> [Set task]: Skip any picture you find and retype all the remaining lines exactly.

Given data start

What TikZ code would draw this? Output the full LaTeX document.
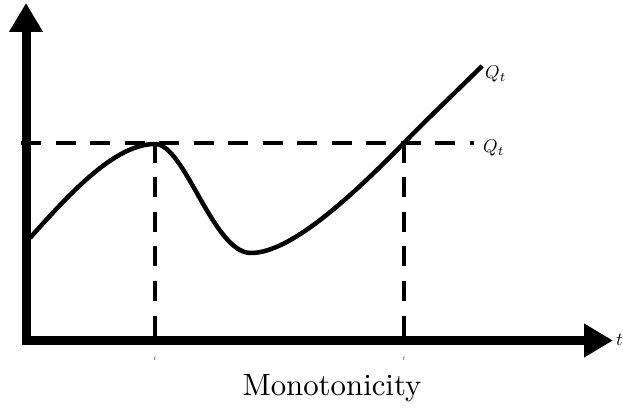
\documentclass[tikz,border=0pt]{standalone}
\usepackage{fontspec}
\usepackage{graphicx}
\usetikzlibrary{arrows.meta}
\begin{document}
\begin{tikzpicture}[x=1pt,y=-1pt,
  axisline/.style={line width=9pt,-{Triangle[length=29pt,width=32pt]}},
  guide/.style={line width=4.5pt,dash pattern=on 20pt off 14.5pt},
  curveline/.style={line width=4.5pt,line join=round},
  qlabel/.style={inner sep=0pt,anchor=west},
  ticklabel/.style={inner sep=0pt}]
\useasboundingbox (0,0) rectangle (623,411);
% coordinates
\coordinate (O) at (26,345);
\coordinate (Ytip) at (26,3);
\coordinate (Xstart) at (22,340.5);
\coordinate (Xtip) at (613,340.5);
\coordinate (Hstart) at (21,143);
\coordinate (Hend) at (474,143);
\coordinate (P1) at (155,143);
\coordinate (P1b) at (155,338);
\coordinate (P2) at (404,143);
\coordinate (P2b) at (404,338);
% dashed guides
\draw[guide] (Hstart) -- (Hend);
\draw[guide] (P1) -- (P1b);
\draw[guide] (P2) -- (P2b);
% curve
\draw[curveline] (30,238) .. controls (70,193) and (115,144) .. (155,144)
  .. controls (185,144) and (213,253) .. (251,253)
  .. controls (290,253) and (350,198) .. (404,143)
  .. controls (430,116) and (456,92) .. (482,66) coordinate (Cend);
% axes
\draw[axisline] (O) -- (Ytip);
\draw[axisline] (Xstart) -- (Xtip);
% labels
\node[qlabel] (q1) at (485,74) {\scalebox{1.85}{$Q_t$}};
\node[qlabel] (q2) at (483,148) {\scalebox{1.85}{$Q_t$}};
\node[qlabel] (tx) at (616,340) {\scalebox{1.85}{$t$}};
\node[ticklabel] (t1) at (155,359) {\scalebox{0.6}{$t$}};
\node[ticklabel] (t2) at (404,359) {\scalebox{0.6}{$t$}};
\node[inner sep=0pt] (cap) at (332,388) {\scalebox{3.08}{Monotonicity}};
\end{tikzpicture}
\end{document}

Given data end

> [Worked solution]:
What TikZ code would draw this? Output the full LaTeX document.
\documentclass[tikz,border=0pt]{standalone}
\usepackage{fontspec}
\usepackage{graphicx}
\usetikzlibrary{arrows.meta}
\begin{document}
\begin{tikzpicture}[x=1pt,y=-1pt,
  axisline/.style={line width=9pt,-{Triangle[length=29pt,width=32pt]}},
  guide/.style={line width=4.5pt,dash pattern=on 20pt off 14.5pt},
  curveline/.style={line width=4.5pt,line join=round},
  qlabel/.style={inner sep=0pt,anchor=west},
  ticklabel/.style={inner sep=0pt}]
\useasboundingbox (0,0) rectangle (623,411);
% coordinates
\coordinate (O) at (26,345);
\coordinate (Ytip) at (26,3);
\coordinate (Xstart) at (22,340.5);
\coordinate (Xtip) at (613,340.5);
\coordinate (Hstart) at (21,143);
\coordinate (Hend) at (474,143);
\coordinate (P1) at (155,143);
\coordinate (P1b) at (155,338);
\coordinate (P2) at (404,143);
\coordinate (P2b) at (404,338);
% dashed guides
\draw[guide] (Hstart) -- (Hend);
\draw[guide] (P1) -- (P1b);
\draw[guide] (P2) -- (P2b);
% curve
\draw[curveline] (30,238) .. controls (70,193) and (115,144) .. (155,144)
  .. controls (185,144) and (213,253) .. (251,253)
  .. controls (290,253) and (350,198) .. (404,143)
  .. controls (430,116) and (456,92) .. (482,66) coordinate (Cend);
% axes
\draw[axisline] (O) -- (Ytip);
\draw[axisline] (Xstart) -- (Xtip);
% labels
\node[qlabel] (q1) at (485,74) {\scalebox{1.85}{$Q_t$}};
\node[qlabel] (q2) at (483,148) {\scalebox{1.85}{$Q_t$}};
\node[qlabel] (tx) at (616,340) {\scalebox{1.85}{$t$}};
\node[ticklabel] (t1) at (155,359) {\scalebox{0.6}{$t$}};
\node[ticklabel] (t2) at (404,359) {\scalebox{0.6}{$t$}};
\node[inner sep=0pt] (cap) at (332,388) {\scalebox{3.08}{Monotonicity}};
\end{tikzpicture}
\end{document}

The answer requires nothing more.